Brevick: SEO is important, but being strict to SEO may cause you to create product bullets that are wordier and exhaustively detailed, and we know consumers sometimes respond better to straightforward language and brevity. We try to balance both of those needs.
With e-commerce, CPG companies are learning to play a new game with new rules on an unfamiliar field. It’s a leveling field, where a CPG’s major-league status as a brand doesn’t matter as much.
With so much to learn, what are CPG marketers focused on, or what ought they to focus on? Is it true what they say that “Content is king?”
Cohen: I think this statement is a tad myopic. In my opinion, viewing content creation through the lens of a specific channel will diminish the effect that it can have. Instead, content should be developed hand in hand with media rather than as a result of it, and ultimately built and used across channels, of which e-commerce is just one.
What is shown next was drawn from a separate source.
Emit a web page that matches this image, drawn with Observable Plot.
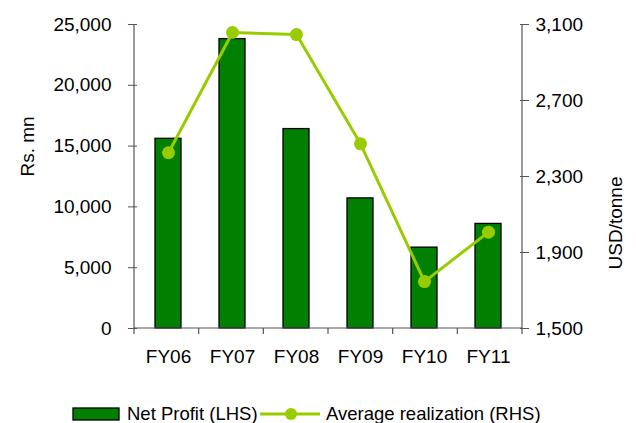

Kinsey: Given the increasing importance of the online product detail page and the overall digital shelf, brand manufacturers should be spending a lot of time, money and resource ensuring the right information and images are showing up online. I often chuckle at how much some brands pay for their branded websites relative to the money they invest in their digital shelves at e-commerce sites, all the while knowing that consumers are relying on e-commerce sites, especially Amazon, far more often for their product research.
Ultimately, you have to prioritize and compromise. Consumers are using Amazon four to five times as often for their product research online relative to any other search engine, so you want to make sure you are prioritizing Amazon and providing content that meets its requirements and delivers any SEO goals you may have.
Lapchick: It is critical that online product information be correct and current from one retailer to the next. CPG companies need to work with third-party “translators” to meet retailers’ requirements because this process is not going to become standardized. Standardization is a policy-based solution and you can’t have a policy-based solution to a technical problem. Technology outpaces policy.